Try outs came and tbh I thought I did well, there were so many new girls trying out and I was slightly worried, especially as this year there were 2 teams. Results came and I was placed on the second team - also my second choice. I was still so happy to be able to cheer and compete for another year, until I found out I was the only 3rd year returning cheerleader to be put on that team. All my friends were still together on the first team. I was gutted, I couldn't even explain how upset I was. Not due to the fact I was on the second team because the girls were still amazing and I cant tumble which was fair - just that I'd been separated from everyone I'd won all the titles with the last 2 years. I had honestly never been so disheartened and hurt.

I know this sounds stupid to people as 'it's only cheer'. But to me it's not just a uni hobby, it's something I've always had. When things were shit in my life or I felt like giving up I had my team there to help me and make me feel so much better, and knowing I wouldn't have that with the team of my best friends literally broke my heart. I'd failed at uni and now I'd failed at cheer. I felt like I had nothing left for me in Leeds. I decided to use my spare time this year to work my absolute butt off and get my back handspring so I had the chance of moving teams, I really motivated myself to improve - which lastly brings me to my final bit of bad luck.

3. Injury
It was the day after our first training session, I'd been really ill the weekend before and wasn't planning on going out. It was the night of Varsity, which if you don't know - is one of the biggest events and nights out in the whole year. The girls convinced me to go out, it would make me feel so much better - which it did! We were laughing and dancing to the cheesiest music when some drunk idiot fell into the back of me. I don't know how or where they hit my leg but next thing I knew my knee had dislocated again.

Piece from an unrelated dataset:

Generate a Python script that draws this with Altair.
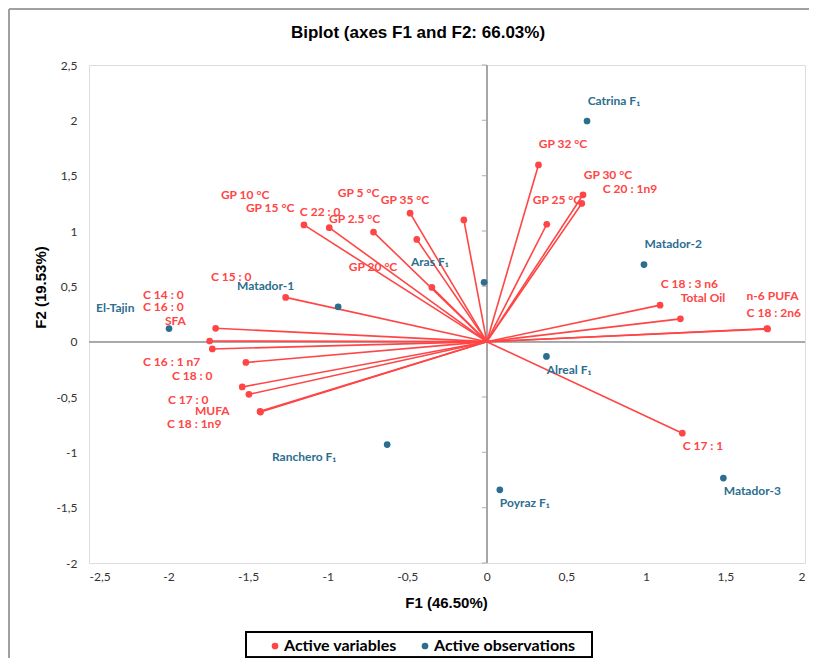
import altair as alt
import pandas as pd

# ---------------- data ----------------
var_names = ["C 14 : 0", "C 16 : 0", "SFA", "C 15 : 0",
             "GP 10 °C", "GP 15 °C", "C 22 : 0", "GP 5 °C", "GP 35 °C", "GP 2.5 °C", "GP 20 °C",
             "C 16 : 1 n7", "C 18 : 0", "C 17 : 0", "MUFA", "C 18 : 1n9",
             "GP 32 °C", "GP 25 °C", "GP 30 °C", "C 20 : 1n9",
             "C 18 : 3 n6", "Total Oil", "n-6 PUFA", "C 18 : 2n6", "C 17 : 1"]
var_x = [-1.704, -1.742, -1.725, -1.264,
         -1.149, -0.990, -0.712, -0.144, -0.482, -0.440, -0.345,
         -1.514, -1.537, -1.495, -1.422, -1.425,
         0.325, 0.377, 0.605, 0.597,
         1.089, 1.217, 1.761, 1.765, 1.229]
var_y = [0.121, 0.006, -0.066, 0.400,
         1.055, 1.030, 0.990, 1.100, 1.161, 0.924, 0.490,
         -0.188, -0.409, -0.476, -0.636, -0.630,
         1.597, 1.061, 1.327, 1.249,
         0.330, 0.206, 0.118, 0.115, -0.827]
var_label_x = [-2.161, -2.161, -2.023, -1.734,
               -1.671, -1.514, -1.175, -0.936, -0.666, -0.992, -0.867,
               -2.161, -1.979, -2.004, -1.834, -2.010,
               0.327, 0.289, 0.609, 0.729,
               1.093, 1.219, 1.633, 1.633, 1.231]
var_label_y = [0.418, 0.309, 0.191, 0.582,
               1.327, 1.209, 1.173, 1.345, 1.282, 1.109, 0.673,
               -0.182, -0.309, -0.527, -0.627, -0.745,
               1.782, 1.282, 1.509, 1.382,
               0.518, 0.391, 0.409, 0.255, -0.945]

obs_names = ["Catrina F₁", "Matador-2", "Aras F₁", "Matador-1", "El-Tajin",
             "Ranchero F₁", "Alreal F₁", "Poyraz F₁", "Matador-3"]
obs_x = [0.630, 0.988, -0.017, -0.934, -1.997, -0.626, 0.375, 0.082, 1.487]
obs_y = [1.994, 0.697, 0.536, 0.315, 0.118, -0.930, -0.133, -1.339, -1.233]
obs_label_x = [0.634, 0.992, -0.477, -1.570, -2.456, -1.350, 0.377, 0.082, 1.489]
obs_label_y = [2.173, 0.882, 0.718, 0.500, 0.300, -1.045, -0.255, -1.455, -1.345]

x_ticks = [-2.5, -2, -1.5, -1, -0.5, 0, 0.5, 1, 1.5, 2]
y_ticks = [-2, -1.5, -1, -0.5, 0, 0.5, 1, 1.5, 2, 2.5]

legend_labels = ["Active variables", "Active observations"]

# ---------------- style ----------------
RED = "#FF4545"
BLUE = "#2B6E8F"
W, H = 716, 498
LBL_FONT = "Lato"

vars_df = pd.DataFrame({"name": var_names, "x": var_x, "y": var_y,
                        "x0": [0.0] * len(var_x), "y0": [0.0] * len(var_y),
                        "type": legend_labels[0]})
vlab_df = pd.DataFrame({"name": var_names, "x": var_label_x, "y": var_label_y})
obs_df = pd.DataFrame({"name": obs_names, "x": obs_x, "y": obs_y, "type": legend_labels[1]})
olab_df = pd.DataFrame({"name": obs_names, "x": obs_label_x, "y": obs_label_y})
pts_df = pd.concat([vars_df[["name", "x", "y", "type"]], obs_df], ignore_index=True)
yt_df = pd.DataFrame({"y": y_ticks})

xs = alt.Scale(domain=[-2.5, 2], nice=False, zero=False)
ys = alt.Scale(domain=[-2, 2.5], nice=False, zero=False)

lab_expr = "replace(toString(datum.value), '.', ',')"
xaxis = alt.Axis(values=x_ticks, labelExpr=lab_expr, ticks=False, tickSize=0, domain=False, grid=False,
                 labelFont=LBL_FONT, labelFontSize=12, labelColor="#333333", labelPadding=8,
                 title="F1 (46.50%)", titleFont="Liberation Sans", titleFontSize=15, titleFontWeight="bold",
                 titleColor="black", titleY=39, titleBaseline="middle", titleX=357)
yaxis = alt.Axis(values=y_ticks, labelExpr=lab_expr, ticks=False, tickSize=0, domain=False, grid=False,
                 labelFont=LBL_FONT, labelFontSize=12, labelColor="#333333", labelPadding=12,
                 title="F2 (19.53%)", titleFont="Liberation Sans", titleFontSize=15, titleFontWeight="bold",
                 titleColor="black", titleX=-49, titleY=222, titleAlign="center", titleBaseline="middle",
                 titleAngle=-90)


def X(field="x"):
    return alt.X(f"{field}:Q", scale=xs, axis=xaxis)


def Y(field="y"):
    return alt.Y(f"{field}:Q", scale=ys, axis=yaxis)


# frame lines and legend box (decoration)
frame_left = alt.Chart(yt_df).mark_rule(color="#A0A0A0", strokeWidth=1.5).encode(
    x=alt.value(-80), y=alt.value(-56), y2=alt.value(H + 120))
frame_top = alt.Chart(yt_df).mark_rule(color="#A0A0A0", strokeWidth=1.5).encode(
    x=alt.value(-80), x2=alt.value(W + 20), y=alt.value(-56))
legend_box = alt.Chart(yt_df).mark_rect(fill=None, stroke="black", strokeWidth=1.2).encode(
    x=alt.value(157), x2=alt.value(503), y=alt.value(567), y2=alt.value(592.3))

# zero lines
vzero = alt.Chart(yt_df).mark_rule(color="#A6A6A6", strokeWidth=1.3).encode(
    x=alt.X(datum=0, scale=xs, axis=xaxis), y=alt.value(0), y2=alt.value(H))
hzero = alt.Chart(yt_df).mark_rule(color="#A6A6A6", strokeWidth=1.3).encode(
    y=alt.Y(datum=0, scale=ys, axis=yaxis), x=alt.value(0), x2=alt.value(W))
vticks = alt.Chart(yt_df).mark_tick(color="#A6A6A6", orient="horizontal", size=5, thickness=1.3,
                                    xOffset=-2.5).encode(
    x=alt.X(datum=0, scale=xs, axis=xaxis), y=Y("y"))

# vectors
vectors = alt.Chart(vars_df).mark_rule(color=RED, strokeWidth=1.6).encode(
    x=X("x0"), y=Y("y0"), x2="x:Q", y2="y:Q")

points = alt.Chart(pts_df).mark_point(filled=True, opacity=1, size=45, shape="circle").encode(
    x=X("x"), y=Y("y"),
    color=alt.Color("type:N", scale=alt.Scale(domain=legend_labels, range=[RED, BLUE]),
                    legend=alt.Legend(orient="none", legendX=178, legendY=573, direction="horizontal",
                                      title=None, padding=0, symbolType="circle", gridAlign="none",
                                      symbolSize=45, labelFont=LBL_FONT, labelFontSize=16,
                                      labelFontWeight="bold", labelColor="black", columnPadding=20,
                                      symbolOffset=0, labelOffset=1)))

vtext = alt.Chart(vlab_df).mark_text(align="left", baseline="middle", color=RED, font=LBL_FONT,
                                     fontSize=12, fontWeight="bold").encode(
    x=X("x"), y=Y("y"), text="name:N")
otext = alt.Chart(olab_df).mark_text(align="left", baseline="middle", color=BLUE, font=LBL_FONT,
                                     fontSize=12, fontWeight="bold").encode(
    x=X("x"), y=Y("y"), text="name:N")

chart = alt.layer(frame_left, frame_top, legend_box, hzero, vzero, vticks, vectors, points,
                  vtext, otext).properties(
    width=W, height=H,
    title=alt.TitleParams("Biplot (axes F1 and F2: 66.03%)", font="Liberation Sans", fontSize=17,
                          fontWeight="bold", color="black", anchor="middle", dx=-29, offset=0, dy=42,
                          baseline="middle", frame="group"),
    autosize=alt.AutoSizeParams(type="none"),
    padding={"left": 81, "top": 57, "right": 4, "bottom": 95},
).configure_view(stroke="#D4D4D4", strokeWidth=1.5).configure(background="white")

chart.save("out.html", embed_options={"renderer": "svg", "actions": False})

Sat in the first aid room of the club, crying (obviously in pain) but also knowing of what was coming. This is the 3rd time my knee has dislocated and I was well aware of the fact I wouldn't be able to cheer for at least 3 months. I was gutted. The last time I saw the surgeon and we discussed my MRI he told me if I was happy it was stable they wouldn't operate, but he warned me - a 3rd time and surgery is a must. I knew there and then there was no cheerleading at all for the whole year, leaving me still hating my course and unable to get a job as I would be on crutches for a while. Superstitious or just plain stupid, but I feel like all these things are a sign not to be in Leeds this year.

So now what?
I've decided to come home for a while, which is where I am now. I live with some of the best girls and some of my other best friends are cheerleaders. I understand leaving Leeds will take me away from all that. But honestly, I don't want to waste 2 more years being completely miserable and feeling down all the time. Which is what has bought me to this stage.

I need to think about myself and what's best for me. Don't get me wrong uni has been the best 2 years of my life, it's how I met Chris and I've made so many memories there - but for now at least, it's not for me. The last thing I want to do is let down the people I love and 'give up' so to say. But walking away is a lot harder than sticking at it. I want to know what's really best for me, I want to have a career I love. And if that means going back to uni in a few years time then so be it. But for now, this is MY choice and I only hope everyone can understand why I'm doing this.